In meiner heutigen Rede habe ich deutlich gemacht: Wir haben die größte Pflegereform seit der Einführung der Sozialen Pflegeversicherung durchgeführt: Sie ist erfolgreich und kommt bei den Menschen an. Dies bestätigt der 6. Pflegebericht. Pflegebedürftige und ihre Angehörige profitieren von zahlreichen Leistungsverbesserungen. Auch die Pflegekräfte profitieren, z. B. durch bessere tarifliche Bezahlung.

Ich habe eine weitere und abschließende Bitte an die 1,2 Millionen beruflich Pflegenden - der Deutsche Pflegetag hat das gezeigt -: Bündeln Sie Ihre Interessen! Treten Sie ein in eine Gewerkschaft, in einen Berufsverband, in eine Pflegekammer oder auch in eine Partei! Denn es stimmt: Sie haben die Wahl; Sie entscheiden mit. Machen Sie Ihr Kreuz auch unter Berücksichtigung Ihrer eigenen Interessen bei denjenigen, die sich für eine gute, generalistische Pflegeausbildung einsetzen.

TOP 35. a) Beratung des Antrags der Abgeordneten Harald Weinberg, Pia Zimmermann, Sabine Zimmermann (Zwickau), weiterer Abgeordneter und der Fraktion DIE LINKE. Solidarische und gerechte Finanzierung von Gesundheit und Pflege (Drucksache 18/11722)

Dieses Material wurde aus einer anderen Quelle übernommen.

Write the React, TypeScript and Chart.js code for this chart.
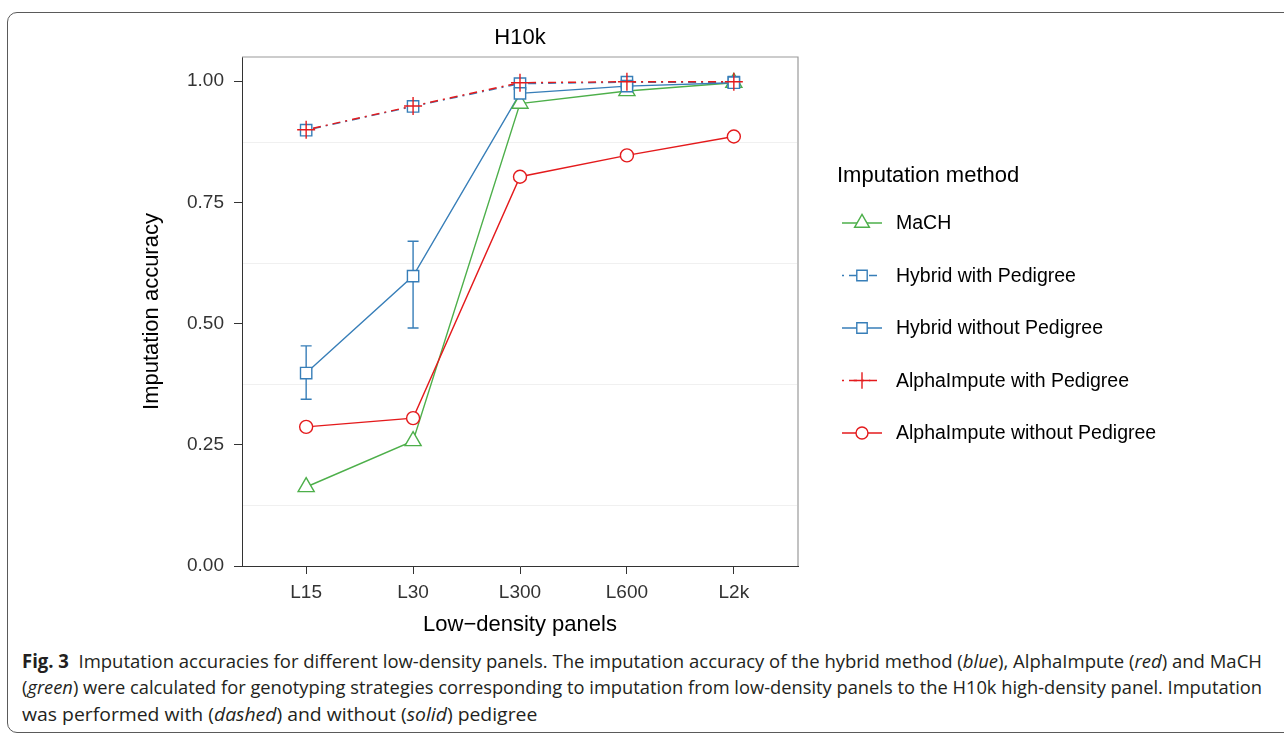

b) Beratung der Unterrichtung durch die Bundesregierung Sechster Bericht über die Entwicklung der Pflegeversicherung und den Stand der pflegerischen Versorgung in der Bundesrepublik Deutschland (Drucksache 18/10707)



229. Sitzung Berlin, Freitag, den 31. März 2017

Mechthild Rawert (SPD):

Herr Vizepräsident! Werte Kolleginnen und Kollegen! Liebe Zuschauende! Ich freue mich, dass ich dank des Antrages der Linken und dank des Pflegeberichtes für den Zeitraum 2011 bis 2015 abermals zum politisch hochbrisanten Thema Pflege reden darf.

(Thomas Stritzl (CDU/CSU): Sehr gut!)

Der Bericht zeigt: Pflegebedürftige, ihre Angehörigen und auch die Pflegekräfte nehmen die in diesem Zeitraum gesetzlich auf den Weg gebrachten Verbesserungen gut an.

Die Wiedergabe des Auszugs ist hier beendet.